Portland Is on a Record Pace for Liquor Shoplifting

The stolen bottles have been found resold online or in the parking lots of other nearby liquor stores.

EASY MARKS: Bourbon bottles in a Portland liquor store. (Aaron Mesh)

Oregon’s booze thieves are getting bolder. Shoplifting at state liquor stores has skyrocketed and is only getting worse, data from the Oregon Liquor and Cannabis Commission shows.

“I’m trying to scream and shout from the rooftops,” says Dan Miner, owner of two Portland liquor stores. “This stuff is on the rise, and no one’s doing anything about it.”

WW obtained a list of crimes reported to the OLCC at state liquor stores. In 2018, there was just under $16,000 in shoplifting reported to the agency. Two years later, that number had tripled.

Saleem Noorani, president of the liquor stores’ trade group, says this number represents just a small fraction of total theft, most of which is never caught. Thieves know that “nine times out of 10, I’ll get away with it,” Noorani says.

He blames state law for not posing more of a deterrent. Petty theft is a misdemeanor. “Legislatively, something needs to be done,” Noorani says, noting that when store owners report a theft, taxpayers foot the bill.

In some cases, the robberies have been brazen. Miner showed WW a video in which a thief brandished a pistol and walked out of his Northeast Portland store with its cash box.

Armed robbers have hit Miner’s stores three times this summer alone. “Someone’s going to get hurt,” he says. He blames a lack of police response during the 2020 riots, when liquor stores reported a series of burglaries totaling more than $100,000 in losses.

As WW has previously reported, armed robberies of cannabis stores have become a regular occurrence in Portland (“Grass at Gunpoint,” WW, July 27). But Miner’s experience notwithstanding, the OLCC has recorded few liquor store robberies. And burglaries are down from their 2020 peak. It’s booze shoplifting, when thieves grab liquor off the shelf during store hours, that’s continued to increase. In fact, this year thefts are on a record pace.

There were 465 reported shoplifting incidents in 2021. By August of this year, there were already 450. Around half were in Portland, according to a WW analysis of the OLCC’s statewide data.

Liquor Store Shoplifting

Thieves have been caught on camera walking out of stores with entire cases of alcohol, valued at over $300.

Emails obtained by WW from the OLCC give a hint where those bottles go after they leave the building—in some cases, they’re resold online or in the parking lots of other nearby liquor stores.
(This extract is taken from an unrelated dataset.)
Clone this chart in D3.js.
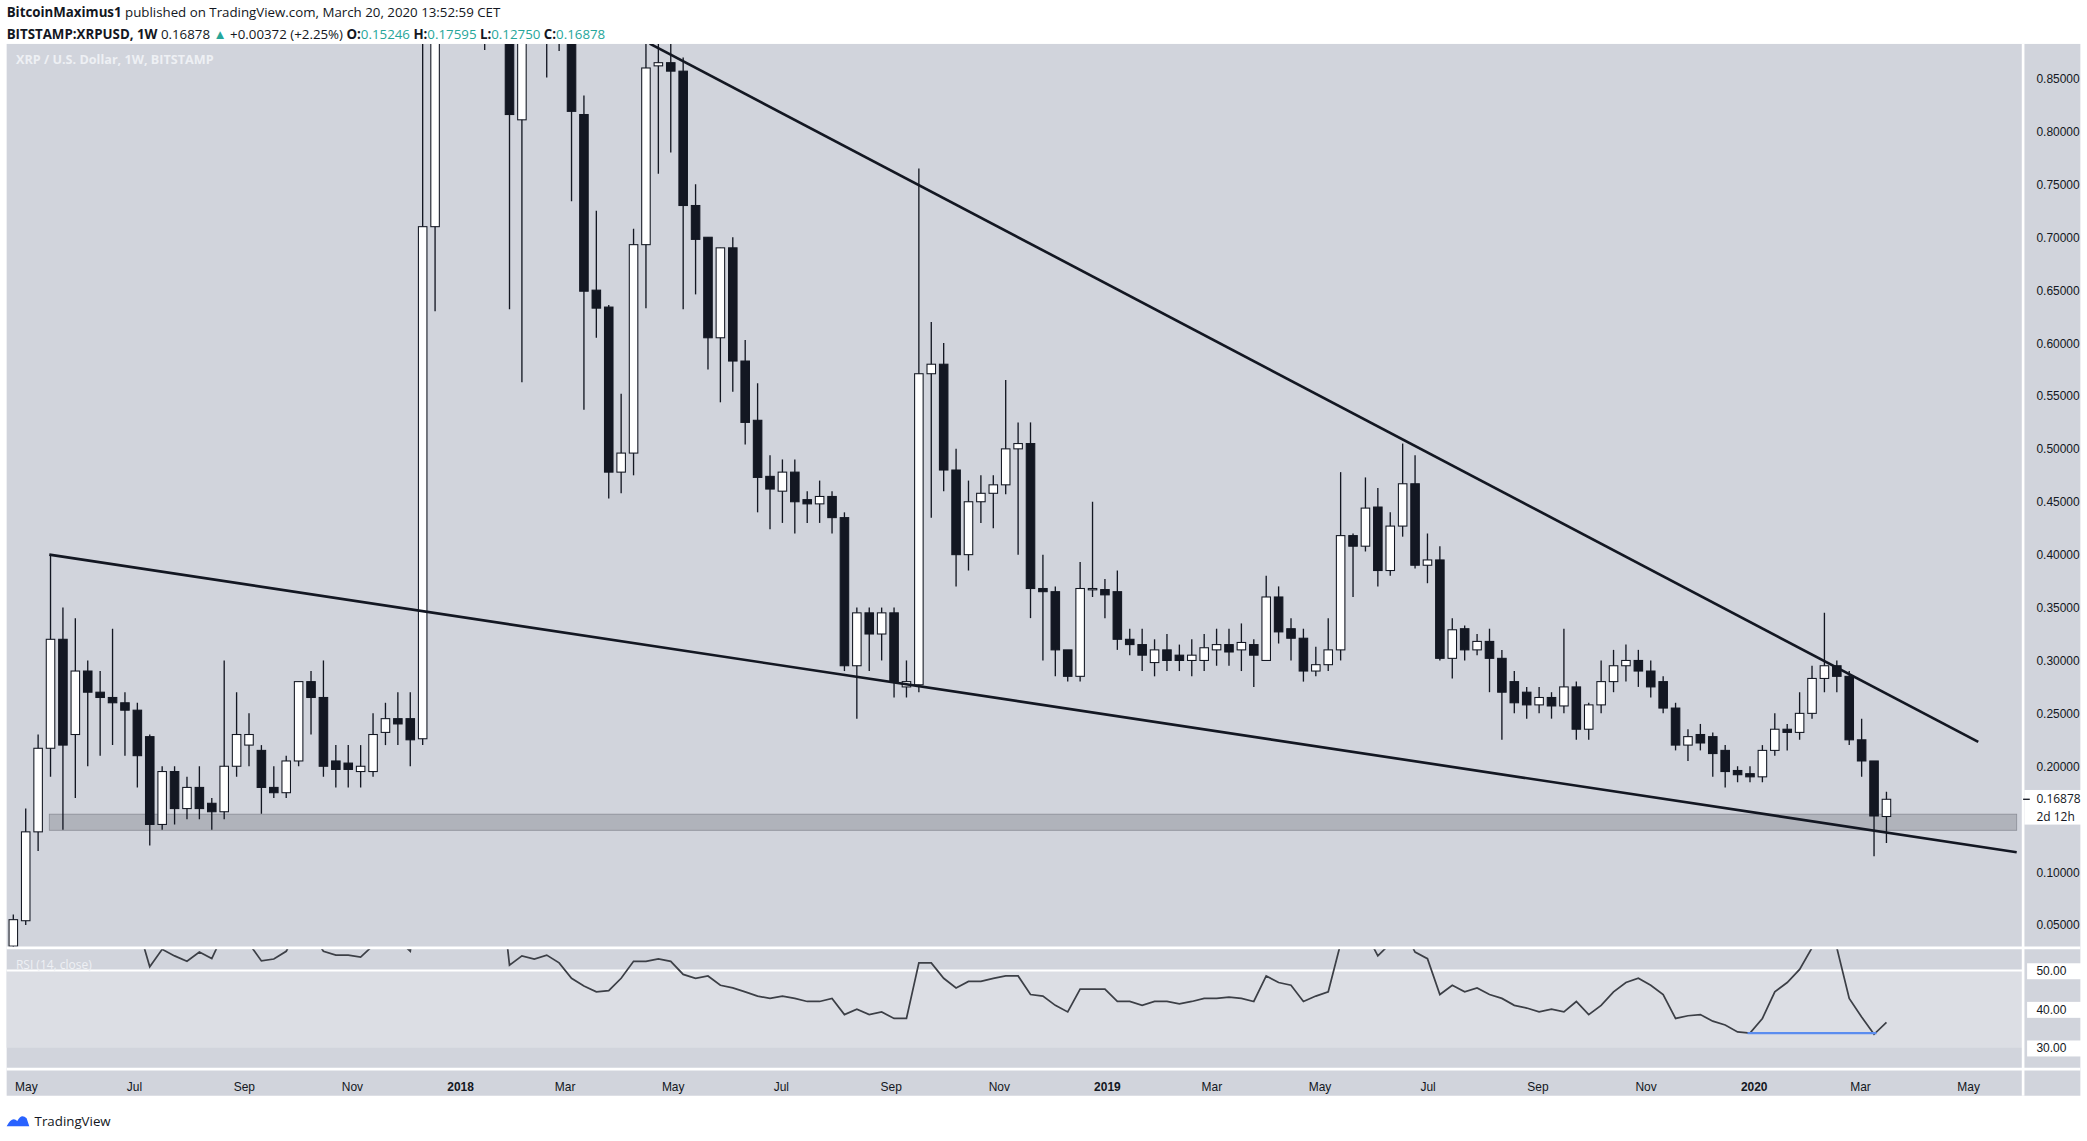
<!DOCTYPE html>
<html><head><meta charset="utf-8">
<script src="https://cdn.jsdelivr.net/npm/d3@7"></script>
<style>html,body{margin:0;padding:0;background:#fff;overflow:hidden}svg{display:block;font-family:"Open Sans",Roboto,sans-serif}</style>
</head><body>
<svg id="c" width="2087" height="1141" viewBox="0 0 1568 857" preserveAspectRatio="none"></svg>
<script>
// Weekly candles from the week of 24 Apr 2017
const opens  = [0.03,0.054,0.138,0.217,0.32,0.23,0.29,0.27,0.265,0.26,0.253,0.228,0.145,0.195,0.16,0.18,0.165,0.157,0.20,0.22,0.215,0.18,0.175,0.205,0.28,0.265,0.205,0.203,0.195,0.195,0.232,0.245,0.245,0.226,0.71,1.05,1.9,2.3,1.9,1.5,1.25,0.811,1.15,1.0,1.1,0.95,0.816,0.65,0.634,0.478,0.496,0.693,0.862,0.865,0.857,0.73,0.70,0.605,0.69,0.583,0.527,0.474,0.46,0.478,0.452,0.448,0.455,0.435,0.295,0.345,0.325,0.345,0.275,0.277,0.571,0.58,0.48,0.40,0.45,0.458,0.466,0.50,0.505,0.368,0.365,0.31,0.285,0.367,0.367,0.365,0.32,0.315,0.298,0.31,0.305,0.30,0.30,0.31,0.315,0.31,0.315,0.30,0.36,0.33,0.321,0.29,0.296,0.31,0.418,0.408,0.445,0.385,0.427,0.467,0.39,0.395,0.302,0.33,0.31,0.318,0.302,0.28,0.27,0.258,0.265,0.257,0.275,0.235,0.258,0.28,0.295,0.30,0.29,0.28,0.255,0.22,0.23,0.228,0.215,0.196,0.193,0.19,0.215,0.235,0.232,0.25,0.283,0.295,0.285,0.225,0.205,0.1525];
const highs  = [0.06,0.16,0.23,0.40,0.35,0.34,0.30,0.29,0.33,0.27,0.26,0.23,0.20,0.20,0.19,0.20,0.17,0.30,0.27,0.25,0.22,0.20,0.21,0.28,0.29,0.30,0.22,0.22,0.22,0.25,0.26,0.27,0.27,0.95,1.2,2.0,3.3,2.5,2.0,1.6,1.3,1.2,1.2,1.15,1.12,1.0,0.834,0.725,0.636,0.552,0.708,0.90,0.95,0.92,0.87,0.75,0.70,0.69,0.70,0.603,0.562,0.494,0.49,0.49,0.46,0.47,0.46,0.44,0.35,0.35,0.35,0.35,0.30,0.765,0.62,0.60,0.50,0.47,0.475,0.475,0.565,0.525,0.525,0.40,0.37,0.31,0.393,0.45,0.377,0.385,0.33,0.33,0.32,0.325,0.315,0.32,0.325,0.33,0.33,0.335,0.32,0.38,0.37,0.34,0.33,0.313,0.34,0.478,0.42,0.473,0.463,0.44,0.505,0.494,0.42,0.408,0.34,0.333,0.325,0.33,0.31,0.29,0.275,0.275,0.27,0.33,0.28,0.26,0.30,0.31,0.315,0.31,0.30,0.285,0.26,0.235,0.24,0.232,0.22,0.20,0.20,0.22,0.25,0.24,0.27,0.295,0.345,0.30,0.29,0.245,0.205,0.176];
const lows   = [0.025,0.05,0.12,0.19,0.14,0.17,0.20,0.21,0.22,0.21,0.18,0.125,0.14,0.145,0.15,0.15,0.14,0.15,0.19,0.20,0.155,0.17,0.17,0.20,0.23,0.19,0.18,0.18,0.18,0.19,0.22,0.22,0.20,0.22,0.63,0.98,1.8,1.6,0.877,0.95,0.632,0.563,0.92,0.851,0.876,0.734,0.537,0.605,0.453,0.458,0.475,0.633,0.76,0.78,0.632,0.646,0.575,0.544,0.554,0.504,0.44,0.424,0.43,0.42,0.43,0.43,0.42,0.29,0.245,0.29,0.30,0.265,0.265,0.27,0.435,0.46,0.37,0.385,0.43,0.425,0.457,0.40,0.34,0.30,0.285,0.28,0.28,0.36,0.34,0.31,0.305,0.29,0.285,0.29,0.29,0.285,0.29,0.295,0.295,0.29,0.275,0.30,0.316,0.30,0.28,0.285,0.29,0.30,0.36,0.403,0.37,0.38,0.417,0.387,0.373,0.30,0.283,0.30,0.305,0.27,0.225,0.25,0.245,0.25,0.245,0.25,0.225,0.225,0.25,0.27,0.28,0.275,0.265,0.25,0.215,0.205,0.215,0.19,0.18,0.185,0.185,0.185,0.21,0.215,0.225,0.245,0.27,0.27,0.22,0.19,0.115,0.1275];
const closes = [0.055,0.138,0.217,0.32,0.22,0.29,0.27,0.265,0.26,0.253,0.21,0.145,0.195,0.16,0.18,0.16,0.157,0.20,0.23,0.23,0.18,0.175,0.205,0.28,0.265,0.20,0.197,0.197,0.20,0.23,0.245,0.24,0.225,0.71,1.05,1.9,2.3,1.9,1.5,1.25,0.816,1.15,1.0,1.1,0.95,0.819,0.649,0.633,0.478,0.496,0.693,0.86,0.865,0.857,0.73,0.698,0.605,0.69,0.583,0.525,0.473,0.462,0.478,0.45,0.448,0.455,0.435,0.295,0.345,0.325,0.345,0.28,0.28,0.571,0.58,0.48,0.40,0.45,0.458,0.466,0.50,0.505,0.368,0.365,0.31,0.285,0.368,0.368,0.362,0.32,0.315,0.305,0.31,0.30,0.30,0.305,0.312,0.315,0.308,0.317,0.305,0.36,0.327,0.321,0.29,0.296,0.31,0.418,0.408,0.444,0.385,0.427,0.467,0.39,0.395,0.302,0.329,0.31,0.318,0.302,0.27,0.26,0.258,0.265,0.257,0.275,0.235,0.258,0.28,0.295,0.30,0.29,0.275,0.255,0.22,0.228,0.222,0.212,0.195,0.192,0.19,0.215,0.235,0.232,0.25,0.283,0.295,0.285,0.225,0.205,0.153,0.16878];
const rsi = [85,90,93,95,88,85,80,75,72,70,62,51,55.5,53.8,52.4,54.8,53.1,60,62,57,52.5,53,55,61,60,55,54,54,53.5,56.5,58,58,55,80,88,92,94,90,85,80,51.4,53.8,53,54,52,48,46,44.5,44.8,48,52.4,52.4,53,52.4,49,48,48.6,46.2,45.5,44.5,43.4,42.8,43.4,42.8,42,42,42.8,38.6,40,38.6,39.3,37.6,37.6,52,52,48,45.5,47.2,47.2,48,48.6,48.6,43.8,43.4,41,39.3,45.2,45.2,45.2,42,42,41,42,42,41.4,42,42.8,42.8,43.1,42.8,42,48.6,46.9,46.2,42,43.4,44.5,57,58,60,53.8,57,61,54.8,53.1,43.8,46.2,44.5,45.5,43.8,42.8,41,40.3,39.3,40,39.3,42,38.6,41,44.5,46.9,48,46.2,43.8,37.6,38.3,38.6,36.9,35.9,34.1,33.8,37.6,44.5,46.9,50.3,55.9,58,55.9,42.8,38,33.5,36.6];
const priceTicks = [0.05,0.10,0.20,0.25,0.30,0.35,0.40,0.45,0.50,0.55,0.60,0.65,0.70,0.75,0.80,0.85];
const rsiTicks = [30,40,50];
const monthTicks = [["2017-05-01","May"],["2017-07-01","Jul"],["2017-09-01","Sep"],["2017-11-01","Nov"],["2018-01-01","2018"],["2018-03-01","Mar"],["2018-05-01","May"],["2018-07-01","Jul"],["2018-09-01","Sep"],["2018-11-01","Nov"],["2019-01-01","2019"],["2019-03-01","Mar"],["2019-05-01","May"],["2019-07-01","Jul"],["2019-09-01","Sep"],["2019-11-01","Nov"],["2020-01-01","2020"],["2020-03-01","Mar"],["2020-05-01","May"]];
// drawn trend lines / zone as [weekIndex, price]
const upperLine = [[51.3,0.883],[158.4,0.223]];
const lowerLine = [[2.9,0.40],[161.5,0.1187]];
const zone = [[2.9,0.1547],[161.5,0.1395]];
const rsiSupport = [[139.8,33.8],[150.2,33.8]];

const svg = d3.select("#c");
const L=5,R=1520,T=33,B=711,RT=712,RB=803;
const start = new Date(2017,3,24);
const day = 864e5;
const x = d3.scaleTime().domain([start,new Date(+start+1000*day)]).range([10,10+9.32*1000/7]);
const xi = i => x(new Date(+start+i*7*day));
const y = d3.scaleLinear().domain([0.10,0.85]).range([655,59]);
const yr = d3.scaleLinear().domain([30,50]).range([787,729]);
const bg="#d1d4dc";
svg.append("rect").attr("x",L).attr("y",T).attr("width",1563-L).attr("height",823-T).attr("fill",bg);
svg.append("rect").attr("x",L).attr("y",yr(50)).attr("width",R-L).attr("height",yr(30)-yr(50)).attr("fill","#dcdee4");
svg.append("line").attr("x1",L).attr("x2",R).attr("y1",yr(50)).attr("y2",yr(50)).attr("stroke","#fff").attr("stroke-width",1.5);
svg.append("line").attr("x1",L).attr("x2",1563).attr("y1",RT).attr("y2",RT).attr("stroke","#fff").attr("stroke-width",2);
svg.append("line").attr("x1",L).attr("x2",1563).attr("y1",RB).attr("y2",RB).attr("stroke","#fff").attr("stroke-width",2);
svg.append("line").attr("x1",R).attr("x2",R).attr("y1",T).attr("y2",823).attr("stroke","#fff").attr("stroke-width",2);
const defs=svg.append("defs");
defs.append("clipPath").attr("id","cm").append("rect").attr("x",L).attr("y",T).attr("width",R-L).attr("height",B-T);
defs.append("clipPath").attr("id","cr").append("rect").attr("x",L).attr("y",RT+1).attr("width",R-L).attr("height",RB-RT-2);
const g = svg.append("g").attr("clip-path","url(#cm)");
g.append("rect").attr("x",xi(zone[0][0])).attr("y",y(zone[0][1])).attr("width",xi(zone[1][0])-xi(zone[0][0])).attr("height",y(zone[1][1])-y(zone[0][1])).attr("fill","#9598a1").attr("fill-opacity",0.55).attr("stroke","#8a8d96").attr("stroke-width",0.6);
const ink="#131722";
opens.forEach((o,i)=>{
  const cx=xi(i), up=closes[i]>=o;
  g.append("line").attr("x1",cx).attr("x2",cx).attr("y1",y(highs[i])).attr("y2",y(lows[i])).attr("stroke",ink).attr("stroke-width",1);
  const top=y(Math.max(o,closes[i])), bot=y(Math.min(o,closes[i]));
  g.append("rect").attr("x",cx-3.2).attr("y",top).attr("width",6.4).attr("height",Math.max(1,bot-top)).attr("fill",up?"#fff":ink).attr("stroke",ink).attr("stroke-width",0.8);
});
const ln=d3.line().x(d=>xi(d[0])).y(d=>y(d[1]));
g.append("path").attr("d",ln(upperLine)).attr("stroke",ink).attr("stroke-width",2).attr("fill","none");
g.append("path").attr("d",ln(lowerLine)).attr("stroke",ink).attr("stroke-width",2).attr("fill","none");
const gr=svg.append("g").attr("clip-path","url(#cr)");
gr.append("path").attr("d",d3.line().x((d,i)=>xi(i)).y(d=>yr(d))(rsi)).attr("stroke","#3c3f46").attr("stroke-width",1.3).attr("fill","none");
gr.append("path").attr("d",d3.line().x(d=>xi(d[0])).y(d=>yr(d[1]))(rsiSupport)).attr("stroke","#5b8def").attr("stroke-width",1.6).attr("fill","none");
const fs=9;
const ya=svg.append("g").attr("transform",`translate(${R},0)`).call(d3.axisRight(y).tickValues(priceTicks).tickFormat(d3.format(".5f")).tickSize(0).tickPadding(10));
ya.select(".domain").remove();
ya.selectAll("text").attr("font-size",fs).attr("fill","#131722");
const ra=svg.append("g").attr("transform",`translate(${R},0)`).call(d3.axisRight(yr).tickValues(rsiTicks).tickFormat(d3.format(".2f")).tickSize(0).tickPadding(10));
ra.select(".domain").remove();
ra.selectAll("text").attr("font-size",fs).attr("fill","#131722");
ra.selectAll(".tick").insert("rect","text").attr("x",3).attr("y",-6).attr("width",44).attr("height",12).attr("fill","#fff");
const xa=svg.append("g").attr("transform",`translate(0,${RB+4})`).call(d3.axisBottom(x).tickValues(monthTicks.map(d=>new Date(d[0]+"T00:00:00"))).tickFormat((d,i)=>monthTicks[i][1]).tickSize(0).tickPadding(6));
xa.select(".domain").remove();
xa.selectAll("text").attr("font-size",fs).attr("fill","#131722").attr("font-weight",(d,i)=>/^\d/.test(monthTicks[i][1])?"bold":"normal");
const lp=closes[closes.length-1];
svg.append("rect").attr("x",R+1).attr("y",y(lp)-7).attr("width",46).attr("height",26).attr("fill","#fff");
svg.append("line").attr("x1",R).attr("x2",R+5).attr("y1",y(lp)).attr("y2",y(lp)).attr("stroke",ink);
svg.append("text").attr("x",R+10).attr("y",y(lp)+3).attr("font-size",fs).attr("fill",ink).text(d3.format(".5f")(lp));
svg.append("text").attr("x",R+10).attr("y",y(lp)+16).attr("font-size",fs).attr("fill",ink).text("2d 12h");
const h1=svg.append("text").attr("x",5).attr("y",13).attr("font-size",10).attr("fill","#131722");
h1.append("tspan").attr("font-weight","bold").text("BitcoinMaximus1");
h1.append("tspan").text(" published on TradingView.com, March 20, 2020 13:52:59 CET");
const h2=svg.append("text").attr("x",5).attr("y",29).attr("font-size",10).attr("fill","#131722");
h2.append("tspan").attr("font-weight","bold").text("BITSTAMP:XRPUSD, 1W");
h2.append("tspan").text("  0.16878 ");
h2.append("tspan").attr("fill","#26a69a").text("▲");
h2.append("tspan").text(" +0.00372 (+2.25%) ");
[["O:","0.15246"],["H:","0.17595"],["L:","0.12750"],["C:","0.16878"]].forEach(([k,v])=>{h2.append("tspan").attr("font-weight","bold").text(k);h2.append("tspan").attr("fill","#26a69a").text(v+" ");});
svg.append("text").attr("x",12).attr("y",48).attr("font-size",9.5).attr("font-weight","bold").attr("fill","#eef0f4").text("XRP / U.S. Dollar, 1W, BITSTAMP");
svg.append("text").attr("x",12).attr("y",728).attr("font-size",9).attr("fill","#eef0f4").text("RSI (14, close)");
const lg=svg.append("g").attr("transform","translate(5,836)");
lg.append("path").attr("d","M0 10 Q4 2 8 6 Q11 0 15 4 L17 10 Z").attr("fill","#2962ff");
lg.append("text").attr("x",21).attr("y",10).attr("font-size",10).attr("fill","#131722").text("TradingView");
</script>
</body></html>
In July, an OLCC manager emailed a photo of a suspect and wrote: “This guy was selling Don Julio to customers in the parking lot at Menlo Park [Liquor].”

Last week, he sent another email saying he had “found Facebook pages with them selling stolen goods and getting orders for their shopping sprees.” In the email chain, a Portland police detective promised to help work the case.

The Portland Police Bureau declined to comment on the ongoing investigation. A spokesman for the bureau noted it’s hiring more officers to help address the recent crime wave. “Seeing a police officer near the corner store someone wants to rob makes them think twice,’ Lt. Nathan Sheppard says.

Later this month, Miner and Noorani plan to present data to the OLCC board highlighting the scope of the problem.

Agency spokesman Mark Pettinger says the OLCC is aware of the problem and is working with law enforcement to help track down suspects.

If crime keeps up, shop owners will be forced to install bulletproof glass and other protections common in cities like Chicago, Noorani says.

He hopes it doesn’t come to that.

“Oregon is not like that. Oregon has never been like that,” he says. “We have to do whatever we can to retain that flavor of Portlandia.”